Building a Recipe Recommendation System
Using Word2Vec, Scikit-Learn, and Streamlit
First things first, If you would like to play around with the finished app. You can here: https://share.streamlit.io/jackmleitch/whatscooking-deployment/streamlit.py.
In a previous blog post (Building a Recipe Recommendation API using Scikit-Learn, NLTK, Docker, Flask, and Heroku) I wrote about how I went about building a recipe recommendation system. To summarize: I first cleaned and parsed the ingredients for each recipe (for example, 1 diced onion becomes onion), next I encoded each recipe ingredient list using TF-IDF. From here I applied a similarity function to find the similarity between ingredients for known recipes and the ingredients given by the end-user.

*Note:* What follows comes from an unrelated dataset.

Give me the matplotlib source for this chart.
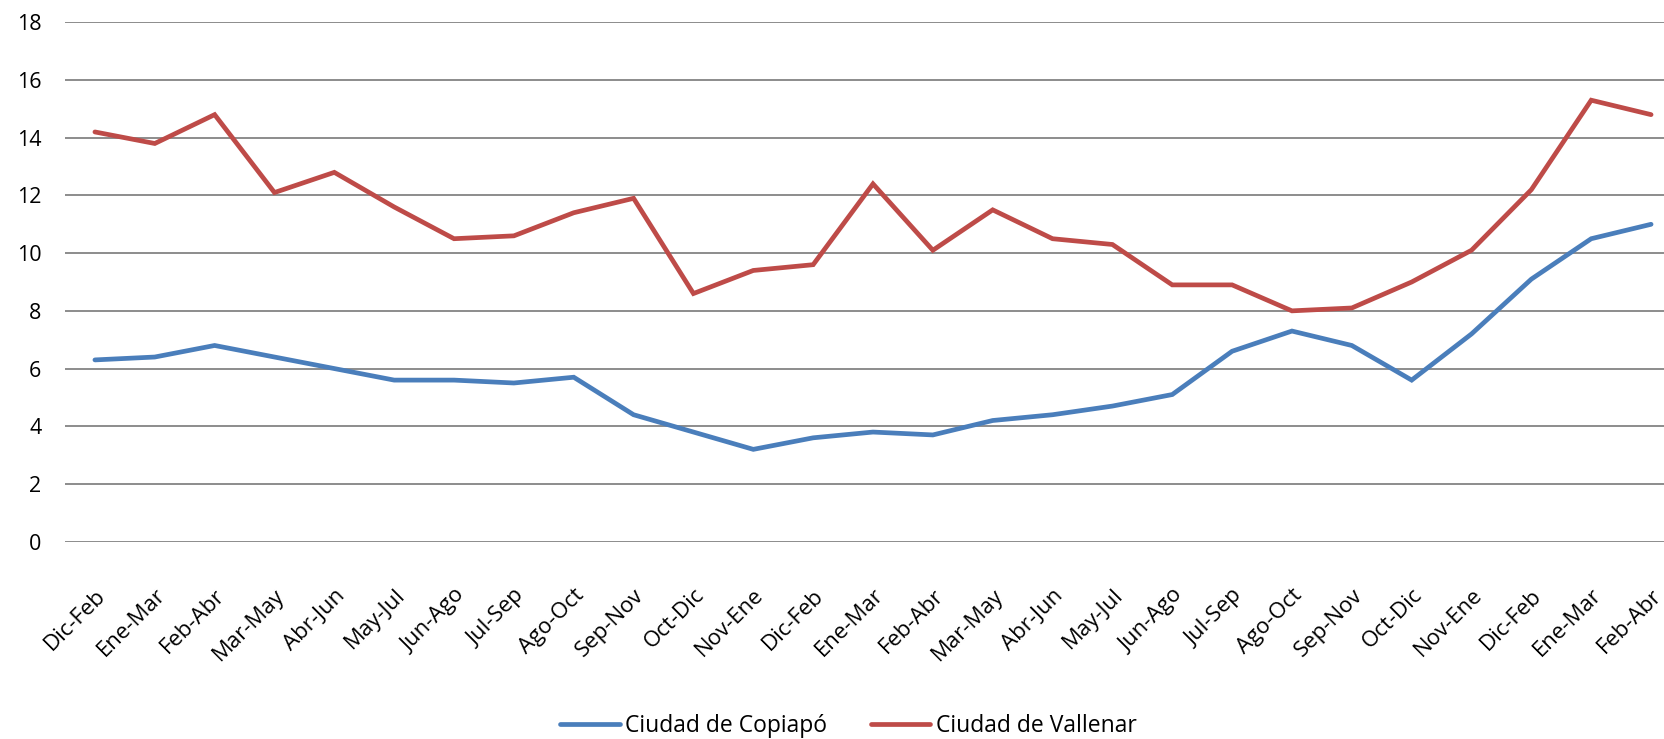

Finally, we can get the top-recommended recipes according to the similarity score.
However, after using my new API for a while I wanted to improve on two things:
- Sometimes the ingredients in the recommendations didn't line up well with the input ingredients, so I needed some better embeddings.

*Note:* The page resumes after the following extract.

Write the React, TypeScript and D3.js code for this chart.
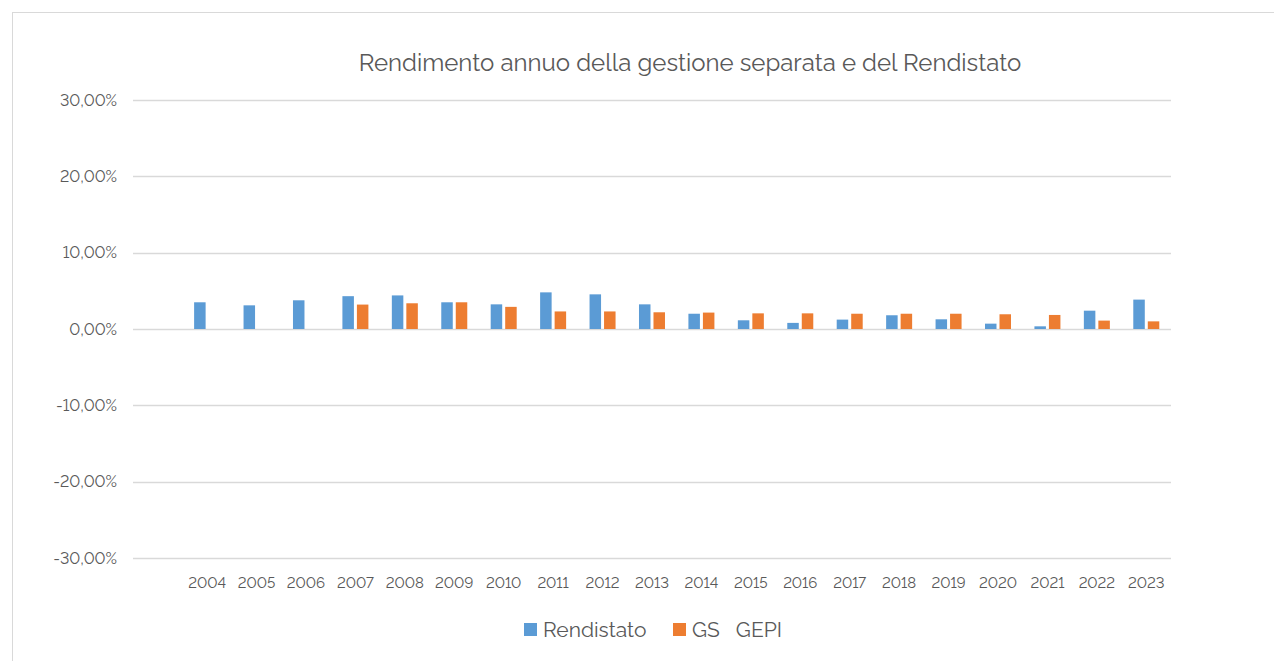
import { useEffect, useRef } from "react";
import * as d3 from "d3";

const years = [
  "2004", "2005", "2006", "2007", "2008", "2009", "2010", "2011", "2012", "2013",
  "2014", "2015", "2016", "2017", "2018", "2019", "2020", "2021", "2022", "2023",
];

// values in %
const rendistato = [
  3.5, 3.1, 3.76, 4.3, 4.4, 3.5, 3.23, 4.8, 4.54, 3.23,
  2.0, 1.14, 0.8, 1.23, 1.8, 1.27, 0.7, 0.35, 2.4, 3.85,
];
const gsGepi: (number | null)[] = [
  null, null, null, 3.2, 3.37, 3.5, 2.9, 2.3, 2.3, 2.19,
  2.15, 2.05, 2.05, 2.0, 2.0, 2.0, 1.93, 1.84, 1.1, 1.0,
];

const yTicks = [30, 20, 10, 0, -10, -20, -30];
const seriesNames = ["Rendistato", "GS   GEPI"];

const COLORS = {
  blue: "#5b9bd5",
  orange: "#ed7d31",
  grid: "#d9d9d9",
  text: "#595959",
};

const FONT = "Raleway, Lato, 'Open Sans', sans-serif";
const W = 1274;
const H = 661;

export default function App() {
  const svgRef = useRef<SVGSVGElement>(null);

  useEffect(() => {
    if (!svgRef.current) return;
    const svg = d3.select(svgRef.current);
    svg.selectAll("*").remove();

    // outer frame
    svg.append("rect")
      .attr("x", 12.5).attr("y", 12.5)
      .attr("width", 1300).attr("height", 700)
      .attr("fill", "#fff")
      .attr("stroke", COLORS.grid);

    const gridLeft = 133;
    const gridRight = 1171;

    const y = d3.scaleLinear().domain([-30, 30]).range([558, 100]);
    // first slot of the category axis is empty in the original
    const x = d3.scaleBand<string>().domain(years).range([gridLeft + 49.4, gridRight]);
    const bw = 11.5;
    const gap = 3;

    // gridlines
    svg.append("g").selectAll("line")
      .data(yTicks)
      .join("line")
      .attr("x1", gridLeft).attr("x2", gridRight)
      .attr("y1", (d) => Math.round(y(d)) + 0.5)
      .attr("y2", (d) => Math.round(y(d)) + 0.5)
      .attr("stroke", COLORS.grid)
      .attr("stroke-width", 1.3);

    // y labels
    svg.append("g").selectAll("text")
      .data(yTicks)
      .join("text")
      .attr("x", 117)
      .attr("y", (d) => y(d))
      .attr("dy", "0.35em")
      .attr("text-anchor", "end")
      .attr("font-family", FONT)
      .attr("font-size", 16)
      .attr("fill", COLORS.text)
      .style("font-variant-numeric", "lining-nums")
      .text((d) => d.toFixed(2).replace(".", ",") + "%");

    // x labels
    svg.append("g").selectAll("text")
      .data(years)
      .join("text")
      .attr("x", (d) => (x(d) ?? 0) + x.bandwidth() / 2)
      .attr("y", 583)
      .attr("dy", "0.35em")
      .attr("text-anchor", "middle")
      .attr("font-family", FONT)
      .attr("font-size", 15)
      .attr("fill", COLORS.text)
      .style("font-variant-numeric", "lining-nums")
      .text((d) => d);

    // bars
    const bars = svg.append("g");
    years.forEach((yr, i) => {
      const cx = (x(yr) ?? 0) + x.bandwidth() / 2;
      const r = rendistato[i];
      bars.append("rect")
        .attr("x", cx - gap / 2 - bw)
        .attr("y", y(Math.max(0, r)))
        .attr("width", bw)
        .attr("height", Math.abs(y(r) - y(0)))
        .attr("fill", COLORS.blue);
      const g = gsGepi[i];
      if (g != null) {
        bars.append("rect")
          .attr("x", cx + gap / 2)
          .attr("y", y(Math.max(0, g)))
          .attr("width", bw)
          .attr("height", Math.abs(y(g) - y(0)))
          .attr("fill", COLORS.orange);
      }
    });

    // title
    svg.append("text")
      .attr("x", 690)
      .attr("y", 63)
      .attr("dy", "0.35em")
      .attr("text-anchor", "middle")
      .attr("font-family", FONT)
      .attr("font-size", 24)
      .attr("fill", COLORS.text)
      .text("Rendimento annuo della gestione separata e del Rendistato");

    // legend
    const legend = svg.append("g");
    const items = [
      { name: seriesNames[0], color: COLORS.blue, x: 524 },
      { name: seriesNames[1], color: COLORS.orange, x: 673 },
    ];
    items.forEach((it) => {
      legend.append("rect")
        .attr("x", it.x).attr("y", 623)
        .attr("width", 13).attr("height", 13)
        .attr("fill", it.color);
      legend.append("text")
        .attr("x", it.x + 19)
        .attr("y", 630)
        .attr("dy", "0.35em")
        .attr("font-family", FONT)
        .attr("font-size", 21)
        .attr("fill", COLORS.text)
        .style("white-space", "pre")
        .text(it.name);
    });
  }, []);

  return (
    <svg
      ref={svgRef}
      width={W}
      height={H}
      style={{ position: "absolute", left: 0, top: 0, background: "#fff" }}
    />
  );
}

- The Flask API was well in need for a good makeover.
Enter Gensim’s Word2Vec and Streamlit.
Preprocessing and Parsing of Ingredients
To understand the task at hand here, let’s look at an example. The delicious ‘Gennaro’s classic spaghetti carbonara’ recipe found on Jamie Oliver’s website requires the ingredients:
- 3 large free-range egg yolks
- 40 g Parmesan cheese, plus extra to serve
- 1 x 150 g piece of higher-welfare pancetta
- 200 g dried spaghetti
- 1 clove of garlic
- extra virgin olive oil
There is a lot of redundant information here; for example, weights and measures are not going to add value to the vector encodings of the recipe. If anything, it is going to make distinguishing between recipes more difficult. So we need to get rid of those. A quick google search led me to a Wikipedia page containing a list of standard cooking metrics e.g. clove, gram (g), teaspoon, etc. Removing all these words in my ingredient parser worked really well.
We also want to remove stop words from our ingredients. In NLP ‘stop words’ refer to the most common words in a language. For example, the sentence ‘learning about what stop words are’, becomes, ‘learning stop words’. NLTK provides us with an easy way to remove (most of) these words.

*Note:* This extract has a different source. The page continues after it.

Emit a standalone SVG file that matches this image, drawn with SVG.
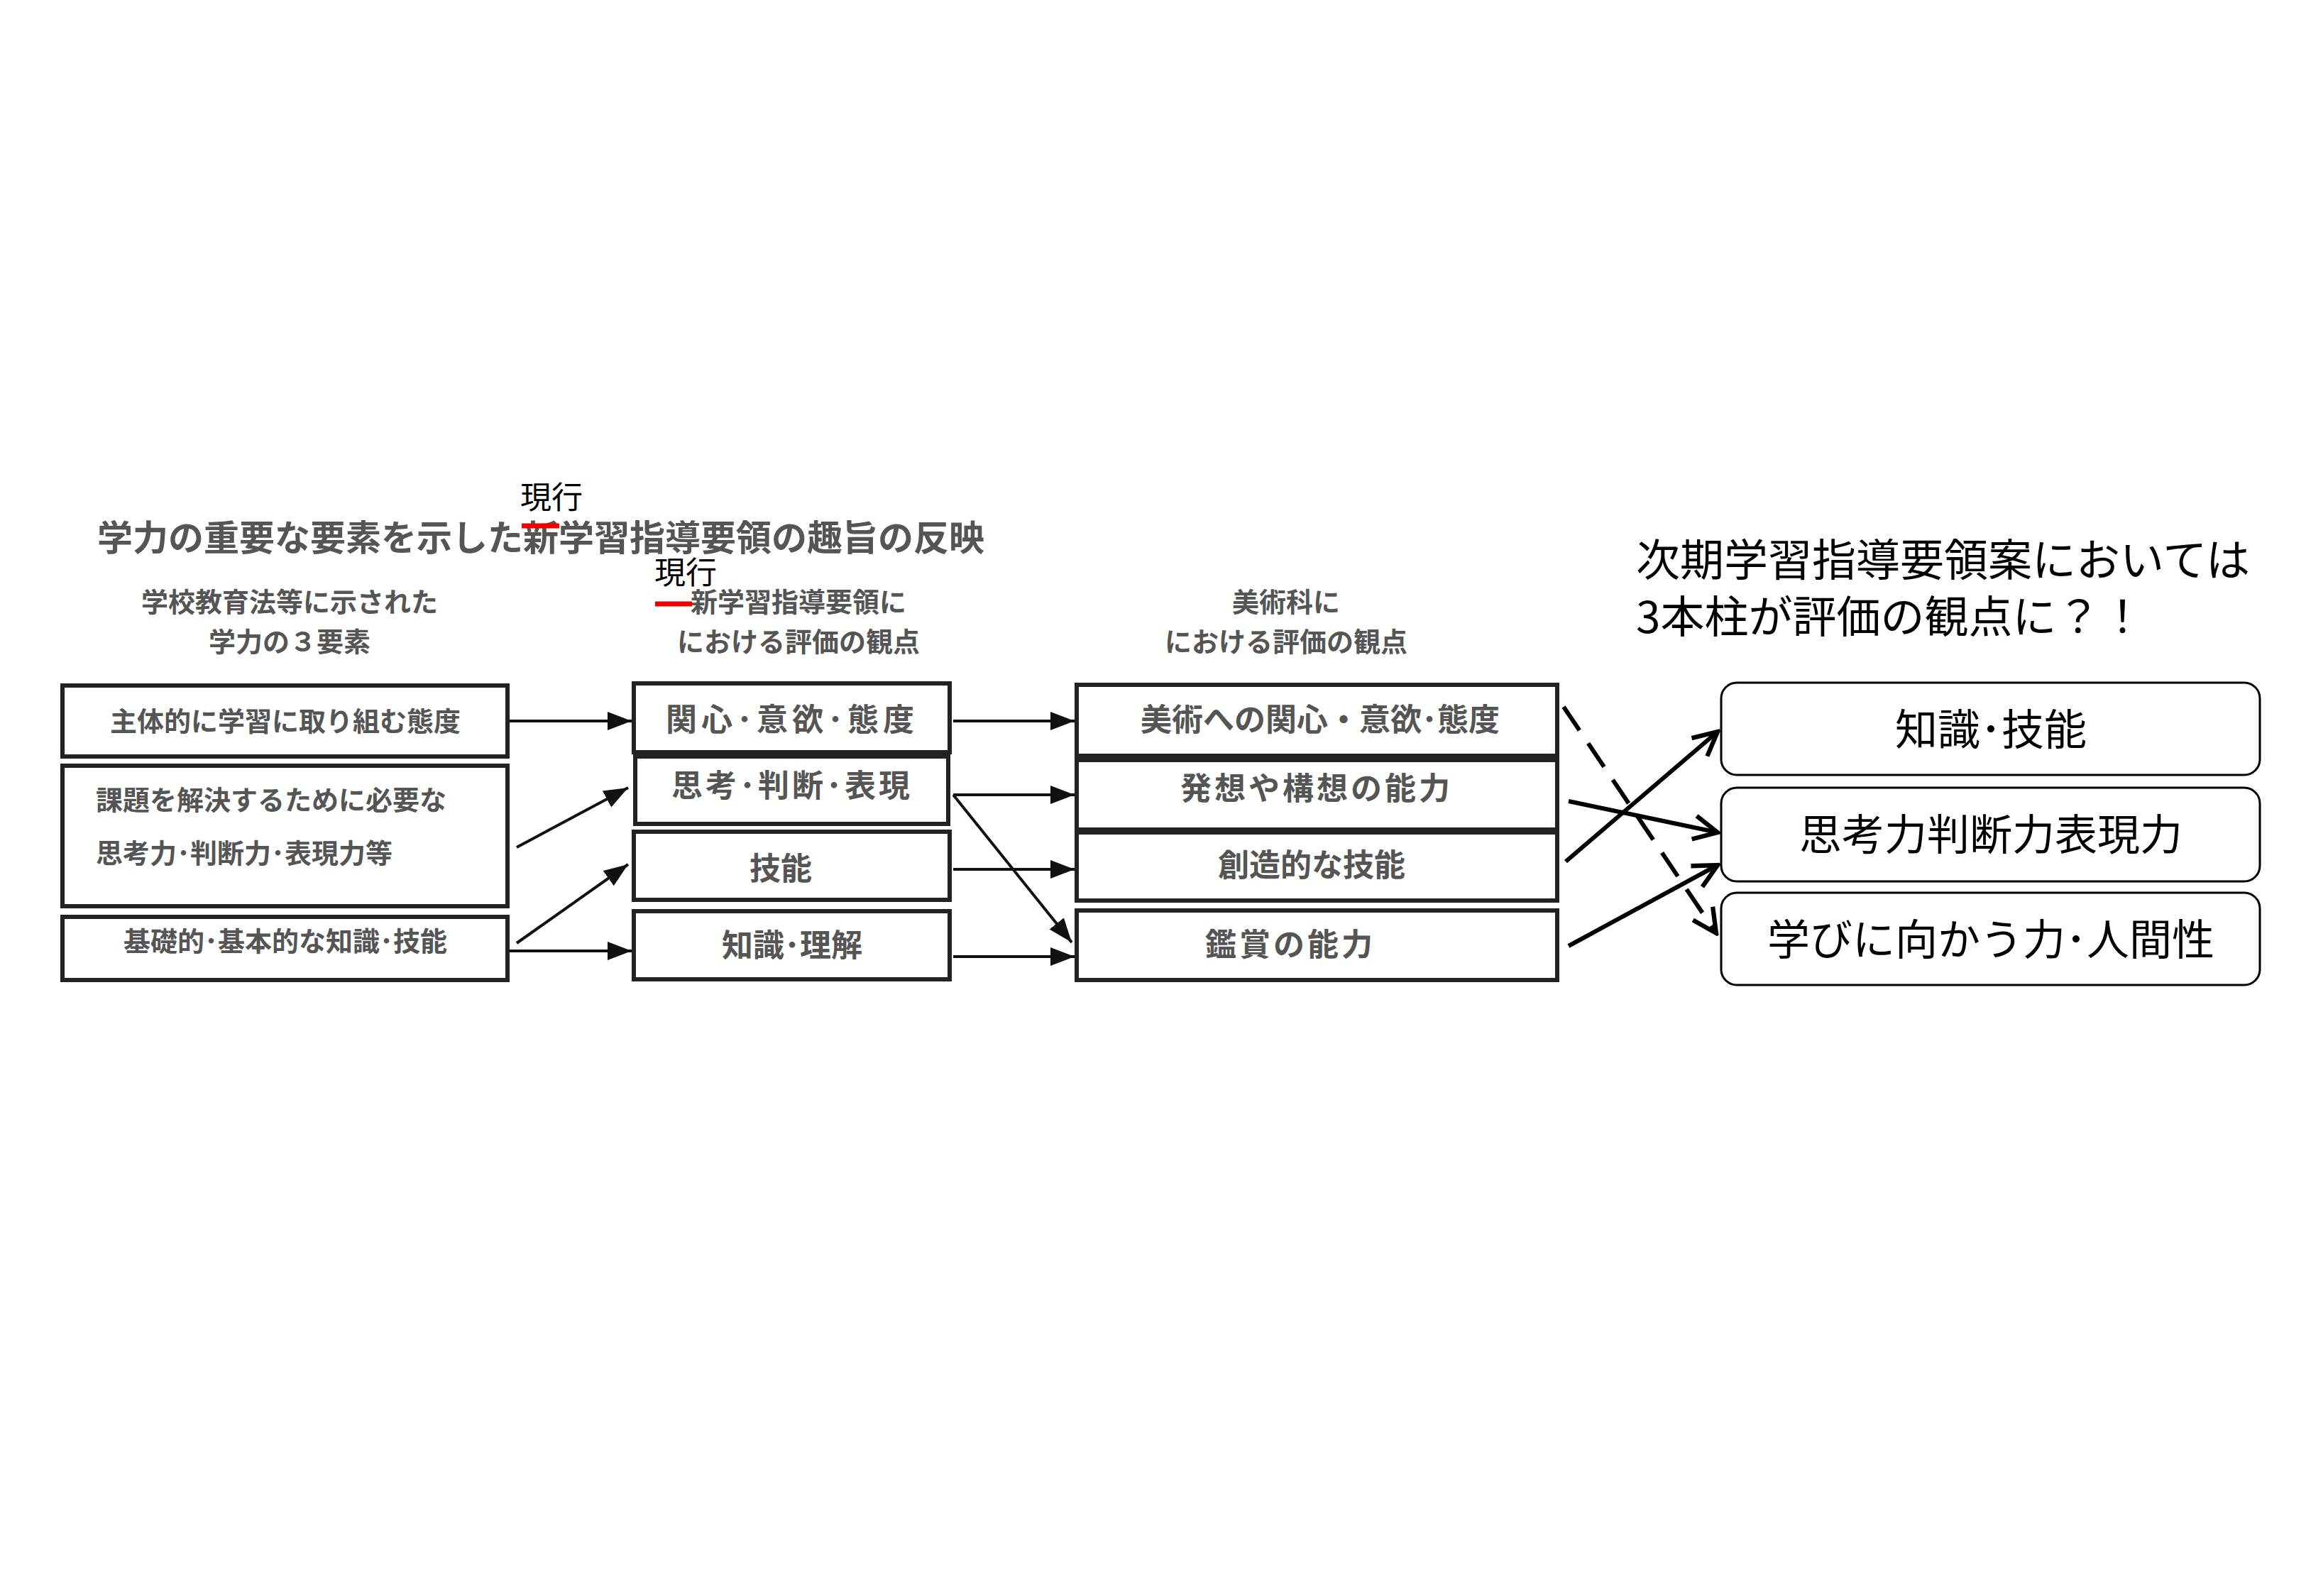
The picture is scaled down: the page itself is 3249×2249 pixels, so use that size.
<svg xmlns="http://www.w3.org/2000/svg" width="3249" height="2249" viewBox="0 0 3249 2249">
<style>
.g{font-family:"Noto Sans CJK JP","Liberation Serif",serif;fill:#555;font-weight:bold}
.k{font-family:"Noto Sans CJK JP","Liberation Sans",sans-serif;fill:#000}
.box{fill:#fff;stroke:#222;stroke-width:6}
.rb{fill:#fff;stroke:#000;stroke-width:3}
.c{stroke:#111;stroke-width:4;fill:none}
.t{stroke:#000;stroke-width:6;fill:none}
</style>
<defs>
<marker id="f" viewBox="0 0 10 10" refX="10" refY="5" markerWidth="34" markerHeight="26" markerUnits="userSpaceOnUse" orient="auto" preserveAspectRatio="none"><path d="M0,0L10,5L0,10z" fill="#111"/></marker>
<marker id="o" viewBox="0 0 10 10" refX="9" refY="5" markerWidth="7" markerHeight="7" orient="auto"><path d="M1,1L9,5L1,9" fill="none" stroke="#000" stroke-width="1.5"/></marker>
</defs>
<rect width="3249" height="2249" fill="#fff"/>
<g id="titles">
<text class="g" x="137" y="776" font-size="50">学力の重要な要素を示した新学習指導要領の趣旨の反映</text>
<text class="k" x="733" y="717" font-size="44">現行</text>
<line x1="735" y1="741" x2="788" y2="741" stroke="#e00" stroke-width="7"/>
<text class="g" x="408" y="862" font-size="38" text-anchor="middle" font-weight="normal">学校教育法等に示された</text>
<text class="g" x="408" y="918" font-size="38" text-anchor="middle" font-weight="normal">学力の３要素</text>
<text class="g" x="1125" y="862" font-size="38" text-anchor="middle" font-weight="normal">新学習指導要領に</text>
<text class="g" x="1125" y="918" font-size="38" text-anchor="middle" font-weight="normal">における評価の観点</text>
<text class="k" x="922" y="823" font-size="44">現行</text>
<line x1="923" y1="851" x2="975" y2="851" stroke="#e00" stroke-width="7"/>
<text class="g" x="1812" y="862" font-size="38" text-anchor="middle" font-weight="normal">美術科に</text>
<text class="g" x="1812" y="918" font-size="38" text-anchor="middle" font-weight="normal">における評価の観点</text>
<text class="k" x="2305" y="812" font-size="62">次期学習指導要領案においては</text>
<text class="k" x="2305" y="892" font-size="62">3本柱が評価の観点に？！</text>
</g>
<g id="n1"><rect class="box" x="88" y="966" width="627" height="100"/><text class="g" x="402" y="1030" font-size="38" text-anchor="middle">主体的に学習に取り組む態度</text></g>
<g id="n2"><rect class="box" x="88" y="1079" width="627" height="198"/><text class="g" x="135" y="1141" font-size="38">課題を解決するために必要な</text><text class="g" x="135" y="1216" font-size="38">思考力･判断力･表現力等</text></g>
<g id="n3"><rect class="box" x="88" y="1292" width="627" height="89"/><text class="g" x="402" y="1340" font-size="38" text-anchor="middle">基礎的･基本的な知識･技能</text></g>
<g id="m1"><rect class="box" x="893" y="963" width="445" height="97"/><text class="g" x="1116" y="1030" font-size="44" text-anchor="middle" letter-spacing="6">関心･意欲･態度</text></g>
<g id="m2"><rect class="box" x="895" y="1066" width="441" height="95"/><text class="g" x="1116" y="1123" font-size="44" text-anchor="middle" letter-spacing="4">思考･判断･表現</text></g>
<g id="m3"><rect class="box" x="893" y="1172" width="445" height="96"/><text class="g" x="1100" y="1240" font-size="44" text-anchor="middle">技能</text></g>
<g id="m4"><rect class="box" x="893" y="1284" width="445" height="96"/><text class="g" x="1116" y="1348" font-size="44" text-anchor="middle">知識･理解</text></g>
<g id="b1"><rect class="box" x="1517" y="965" width="677" height="100"/><text class="g" x="1860" y="1030" font-size="44" text-anchor="middle">美術への関心・意欲･態度</text></g>
<g id="b2"><rect class="box" x="1517" y="1071" width="677" height="98"/><text class="g" x="1855" y="1127" font-size="44" text-anchor="middle" letter-spacing="4">発想や構想の能力</text></g>
<g id="b3"><rect class="box" x="1517" y="1173" width="677" height="96"/><text class="g" x="1848" y="1235" font-size="44" text-anchor="middle">創造的な技能</text></g>
<g id="b4"><rect class="box" x="1517" y="1283" width="677" height="98"/><text class="g" x="1818" y="1347" font-size="44" text-anchor="middle" letter-spacing="4">鑑賞の能力</text></g>
<g id="r1"><rect class="rb" x="2425" y="962" width="759" height="130" rx="22"/><text class="k" x="2805" y="1050" font-size="60" text-anchor="middle">知識･技能</text></g>
<g id="r2"><rect class="rb" x="2425" y="1110" width="759" height="132" rx="22"/><text class="k" x="2805" y="1198" font-size="60" text-anchor="middle">思考力判断力表現力</text></g>
<g id="r3"><rect class="rb" x="2425" y="1258" width="759" height="130" rx="22"/><text class="k" x="2805" y="1346" font-size="60" text-anchor="middle">学びに向かう力･人間性</text></g>
<g id="connectors">
<line class="c" x1="718" y1="1016" x2="890" y2="1016" marker-end="url(#f)"/>
<line class="c" x1="728" y1="1194" x2="885" y2="1110" marker-end="url(#f)"/>
<line class="c" x1="728" y1="1329" x2="885" y2="1218" marker-end="url(#f)"/>
<line class="c" x1="718" y1="1340" x2="890" y2="1340" marker-end="url(#f)"/>
<line class="c" x1="1343" y1="1016" x2="1514" y2="1016" marker-end="url(#f)"/>
<line class="c" x1="1343" y1="1120" x2="1514" y2="1120" marker-end="url(#f)"/>
<line class="c" x1="1343" y1="1225" x2="1514" y2="1225" marker-end="url(#f)"/>
<line class="c" x1="1343" y1="1348" x2="1514" y2="1348" marker-end="url(#f)"/>
<line class="c" x1="1343" y1="1120" x2="1510" y2="1328" marker-end="url(#f)"/>
<line class="t" x1="2203" y1="996" x2="2418" y2="1315" stroke-dasharray="40,22" marker-end="url(#o)"/>
<line class="t" x1="2210" y1="1129" x2="2420" y2="1173" marker-end="url(#o)"/>
<line class="t" x1="2206" y1="1214" x2="2420" y2="1031" marker-end="url(#o)"/>
<line class="t" x1="2210" y1="1333" x2="2420" y2="1219" marker-end="url(#o)"/>
</g>
</svg>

There are also other words in the ingredients that are useless to us — these are the words that are very common among recipes. Oil, for example, is used in most recipes and will provide little to no distinguishing power between recipes. Also, most people have oil in their homes so having to write oil every time you use the API is cumbersome and pointless. There are advanced NLP techniques, for example using conditional random fields (a class of statistical modeling), that can calculate the probability that a word is an ingredient, as opposed to a measure, texture, or another type of word that surrounds the ingredient word. But, simply removing the most common words seemed to be very effective, so I did this. Occam’s razor and all that jazz… To get the most common words we can do the following:
We have one final obstacle to get over, however. When we try to remove these ‘junk’ words from our ingredient list, what happens when we have different variations of the same word? What happens if we want to remove every occurrence of the word ‘pound’ but the recipe ingredients say ‘pounds’? Luckily there is a pretty trivial workaround: lemmatization and stemming. Stemming and lemmatization both generate the root form of inflected words — the difference is that a stem might not be an actual word whereas, a lemma is an actual language word. Although lemmatization is often slower, I chose to use this technique as I know the ingredients will be actual words which is useful for debugging and visualization (the results turned out to be practically identical using stemming instead). When the user feeds ingredients to the API we also lemmatize those words as the lemmatized words are the words with the corresponding vectorizations.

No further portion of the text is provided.